US mining projects are growing reliant on Washington’s financial support to offset global competition, a reality underscored by Sibanye Stillwater’s decision last month to lay off hundreds of Montana miners after it failed to qualify for an obscure tax credit tied to the Inflation Reduction Act.
Sliding prices for several critical minerals this year – in part due to overproduction in China, Russia and elsewhere – have put the traditionally conservative US mining companies in the unusual position of seeking Washington’s help to survive, a reliance that helps link their corporate fates to American government decisions.
US industrial policy has shifted in recent years to more fully embrace tariffs, tax credits and other financial tools that directly inject government dollars into critical sectors, including through the IRA, the CHIPS Act and the Bipartisan Infrastructure Law, among others.
“One of the biggest challenges we have in mining in America – setting aside permitting – is that mines here are just not commercially competitive,” said Gracelin Baskaran, director of the critical minerals security program at the Center for Strategic and International Studies.

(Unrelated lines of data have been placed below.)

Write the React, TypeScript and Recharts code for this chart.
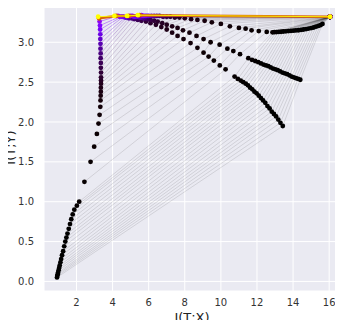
import React from 'react';
import { ScatterChart, Scatter, XAxis, YAxis, CartesianGrid } from 'recharts';

// Information plane: one trajectory per layer, one line per sampled epoch
const inputX = 16.05;
const inputY = 3.32;

const layerA_x = [15.63, 15.52, 15.4, 15.27, 15.14, 15.0, 14.86, 14.72, 14.58, 14.44, 14.3, 14.16, 14.02, 13.88, 13.74, 13.6, 13.46, 13.33, 13.2, 13.08, 12.96, 12.86,
    12.54, 12.1, 11.7, 11.37, 11.0, 10.5, 10.0, 9.5,
    9.1, 8.7, 8.35, 8.0, 7.7, 7.45, 7.2, 7.0, 6.8, 6.6, 6.45, 6.3, 6.15, 6.0, 5.9, 5.8, 5.7, 5.6, 5.5, 5.4];
const layerA_y = [3.23, 3.215, 3.205, 3.195, 3.185, 3.178, 3.172, 3.166, 3.16, 3.155, 3.151, 3.148, 3.145, 3.142, 3.14, 3.137, 3.135, 3.132, 3.13, 3.128, 3.126, 3.125,
    3.13, 3.14, 3.15, 3.17, 3.18, 3.2, 3.23, 3.25,
    3.27, 3.28, 3.29, 3.3, 3.31, 3.31, 3.32, 3.32, 3.32, 3.33, 3.33, 3.33, 3.33, 3.33, 3.33, 3.33, 3.33, 3.34, 3.34, 3.34];

const layerB_x = [14.4, 14.28, 14.16, 14.04, 13.92, 13.8, 13.67, 13.54, 13.41, 13.28, 13.15, 13.02, 12.89, 12.76, 12.63, 12.5, 12.36, 12.22, 12.07, 11.9, 11.72, 11.52,
    11.06, 10.69, 10.36, 9.93, 9.43, 9.04, 8.65, 8.26,
    7.9, 7.6, 7.3, 7.0, 6.75, 6.5, 6.3, 6.1, 5.95, 5.8, 5.7, 5.6, 5.5, 5.4, 5.3, 5.2, 5.1, 5.0, 4.9, 4.8];
const layerB_y = [2.53, 2.54, 2.55, 2.56, 2.57, 2.585, 2.6, 2.61, 2.62, 2.635, 2.65, 2.66, 2.67, 2.685, 2.7, 2.71, 2.72, 2.735, 2.75, 2.765, 2.78, 2.8,
    2.85, 2.89, 2.92, 2.97, 3.0, 3.04, 3.08, 3.12,
    3.15, 3.18, 3.2, 3.22, 3.24, 3.26, 3.27, 3.28, 3.29, 3.3, 3.3, 3.31, 3.31, 3.32, 3.32, 3.32, 3.33, 3.33, 3.33, 3.33];

const layerC_x = [13.43, 13.3, 13.18, 13.06, 12.94, 12.82, 12.7, 12.58, 12.46, 12.34, 12.22, 12.1, 11.98, 11.86, 11.74, 11.62, 11.5, 11.38, 11.24, 11.1, 10.94, 10.76,
    10.26, 9.94, 9.61, 9.32, 9.04, 8.7, 8.32, 7.93,
    7.6, 7.3, 7.0, 6.7, 6.4, 6.1, 5.85, 5.6, 5.4, 5.2, 5.05, 4.9, 4.8, 4.7, 4.6, 4.5, 4.4, 4.3, 4.2, 4.1];
const layerC_y = [1.95, 1.99, 2.03, 2.07, 2.1, 2.13, 2.17, 2.2, 2.24, 2.27, 2.3, 2.33, 2.36, 2.38, 2.41, 2.43, 2.46, 2.48, 2.5, 2.52, 2.54, 2.57,
    2.66, 2.71, 2.77, 2.82, 2.87, 2.93, 2.99, 3.04,
    3.08, 3.12, 3.16, 3.19, 3.22, 3.24, 3.26, 3.27, 3.28, 3.29, 3.3, 3.3, 3.31, 3.31, 3.32, 3.32, 3.32, 3.33, 3.33, 3.33];

const layerD_x = [0.92, 0.94, 0.96, 0.98, 1.01, 1.04, 1.07, 1.11, 1.15, 1.2, 1.26, 1.32, 1.38, 1.44, 1.5, 1.57, 1.64, 1.71, 1.79, 1.88, 2.02, 2.15,
    2.44, 2.78, 2.98, 3.13, 3.22, 3.28, 3.32, 3.33,
    3.34, 3.35, 3.35, 3.36, 3.36, 3.36, 3.36, 3.35, 3.35, 3.34, 3.34, 3.33, 3.33, 3.32, 3.32, 3.31, 3.3, 3.28, 3.25, 3.2];
const layerD_y = [0.05, 0.07, 0.09, 0.11, 0.14, 0.17, 0.2, 0.24, 0.28, 0.33, 0.38, 0.44, 0.5, 0.55, 0.6, 0.66, 0.72, 0.78, 0.84, 0.9, 0.95, 1.0,
    1.25, 1.5, 1.69, 1.85, 1.98, 2.09, 2.19, 2.27,
    2.33, 2.38, 2.43, 2.48, 2.52, 2.56, 2.62, 2.68, 2.74, 2.8, 2.86, 2.92, 2.98, 3.04, 3.1, 3.16, 3.21, 3.26, 3.3, 3.32];

const xTicks = [2, 4, 6, 8, 10, 12, 14, 16];
const yTicks = [0, 0.5, 1.0, 1.5, 2.0, 2.5, 3.0];

// matplotlib 'gnuplot' colormap
const gnuplot = (c: number) => {
    const r = Math.sqrt(c);
    const g = c * c * c;
    const b = Math.max(0, Math.sin(2 * Math.PI * c));
    const h = (v: number) => Math.round(Math.min(1, v) * 255).toString(16).padStart(2, '0');
    return `#${h(r)}${h(g)}${h(b)}`;
};

const nEpochs = layerA_x.length;
const epochs = layerA_x.map((_, i) => {
    let c = 0.3 * Math.pow(i / (nEpochs - 3), 8);
    let opacity = 0.11 + c * 1.2;
    let width = 1;
    if (i === nEpochs - 2) { c = 0.72; opacity = 0.95; width = 2.5; }
    if (i === nEpochs - 1) { c = 1; opacity = 0.9; width = 1; }
    return {
        color: gnuplot(c),
        opacity,
        width,
        points: [
            { x: inputX, y: inputY },
            { x: layerA_x[i], y: layerA_y[i] },
            { x: layerB_x[i], y: layerB_y[i] },
            { x: layerC_x[i], y: layerC_y[i] },
            { x: layerD_x[i], y: layerD_y[i] },
        ],
    };
});

const tickStyle = { fill: '#333', fontSize: 10 };

export default function App() {
    return (
        <div style={{ margin: -8, fontFamily: 'DejaVu Sans', width: 343, height: 328 }}>
            <ScatterChart width={343} height={328} margin={{ top: 4, right: 3, bottom: 0, left: 0 }}>
                <CartesianGrid fill="#EAEAF2" stroke="#ffffff" strokeWidth={1} />
                <XAxis
                    type="number"
                    dataKey="x"
                    domain={[0.2, 16.6]}
                    ticks={xTicks}
                    allowDataOverflow
                    height={37}
                    tickLine={false}
                    axisLine={false}
                    tickSize={0}
                    tickMargin={8}
                    tick={tickStyle}
                    label={{ value: 'I(T;X)', position: 'insideBottom', offset: 6, fill: '#222', fontSize: 13 }}
                />
                <YAxis
                    type="number"
                    dataKey="y"
                    domain={[-0.12, 3.48]}
                    ticks={yTicks}
                    allowDataOverflow
                    width={44}
                    tickLine={false}
                    axisLine={false}
                    tickSize={0}
                    tickMargin={10}
                    tick={tickStyle}
                    tickFormatter={(v: number) => v.toFixed(1)}
                    label={{ value: 'I(T;Y)', angle: -90, position: 'insideLeft', offset: 10, fill: '#222', fontSize: 13, style: { textAnchor: 'middle' } }}
                />
                {epochs.map((ep, i) => (
                    <Scatter
                        key={`ep-${i}`}
                        data={ep.points}
                        fill={ep.color}
                        line={{ stroke: ep.color, strokeOpacity: ep.opacity, strokeWidth: ep.width }}
                        lineType="joint"
                        isAnimationActive={false}
                        shape={(p: any) => <circle cx={p.cx} cy={p.cy} r={2.4} fill={ep.color} />}
                    />
                ))}
            </ScatterChart>
        </div>
    );
}
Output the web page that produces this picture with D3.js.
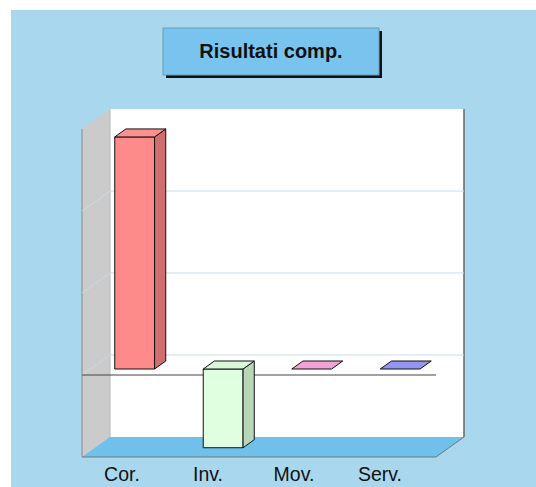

A fight over government largesse shows how much the stakes have changed for US mines as overseas rivals have expanded market control.
South African miner Sibanye’s Stillwater palladium mine, located roughly 40 miles (64 km) from Montana’s border with Wyoming, last year lost nearly $600 on every ounce it mined, or roughly $269 million, as Russian rivals boosted production at safety standards below what is acceptable in the US Palladium prices fell 40% in 2023.
The mine’s loss, executives said, would have been lessened by a little-known tax credit provision of the IRA known as 45X, which reimburses 10% of production costs. That, they said, could have helped save some of the roughly 800 jobs slated to be cut next month, with the fate of the entire mine uncertain.
The US Treasury Department issued draft rules last year saying the 45X credit does not apply to mining but rather final processing of a mineral.
The draft rule was seen as a strict interpretation of the IRA’s language and meant to appease conservationists and environmental groups, although the United Steelworkers and other labor unions have called for the 45X provision to apply to mining.
While miners lobbied behind the scenes for months, the draft rule appears on track to be finalized in coming days, analysts said. The Treasury Department said it expects to issue final draft rules soon.
Sibanye estimates its costs for labor, electricity and related areas have increased 30% since 2020, part of the reason why it is cutting staff now but did not when prices for palladium – used to make semiconductors, among other goods – were near similar levels in 2018.
“It’s very hard to compete when Russia is selling the exact same product,” said Heather McDowell, a Sibanye executive. “We believe Congress intended for the tax credit to incentivize those of us who produce critical minerals the right way, in this country.”
Other US mining projects have pushed for Washington to support two-tiers of metals pricing, stop negotiations with Indonesia and other minerals-rich countries using controversial mining practices, and forcing government contractors to buy American-produced minerals.
That shift in US industrial policy in a way paradoxically reflects steps that China has already taken, said George Cheveley of Ninety One, a London-based asset manager with investments across the mining sector.
“If you look at the way the US and China are approaching the energy transition, they’re actually doing it the same way,” said Cheveley. “Their view is, ‘We will subsidize the industry to get it up to scale and then we’ll have a profitable, functioning industry with the latest technology.'”
The 45X issue has now worked its way into control of the US Senate. Montana Senator Jon Tester, a Democrat facing a tough re-election race next month, said little about 45X when the draft rules were issued, but in the wake of Sibanye’s layoffs, has gone public with calls for the credit to cover mining and has lobbied Treasury officials.
Mining is the highest-paying industry in Montana, with an average annual wage of $98,000, 81% higher than the state’s average.
Tester has called the layoffs “unacceptable,” blamed Russia and asked the Treasury Department to expand the 45X credit to mining.
“This mine is a big deal for local economies and our national security,” Tester, a farmer by profession, said in an emailed statement to Reuters.
Tester’s Republican opponent, businessman Tim Sheehy, has blamed what he sees as Democrats’ “job-killing, climate cult agenda” for the job losses in recent public statements. Sheehy’s campaign did not respond to requests for comment.
Polls show Tester trailing Sheehy, although the race remains tight and the winner could help determine control of the Senate given close races elsewhere in the country.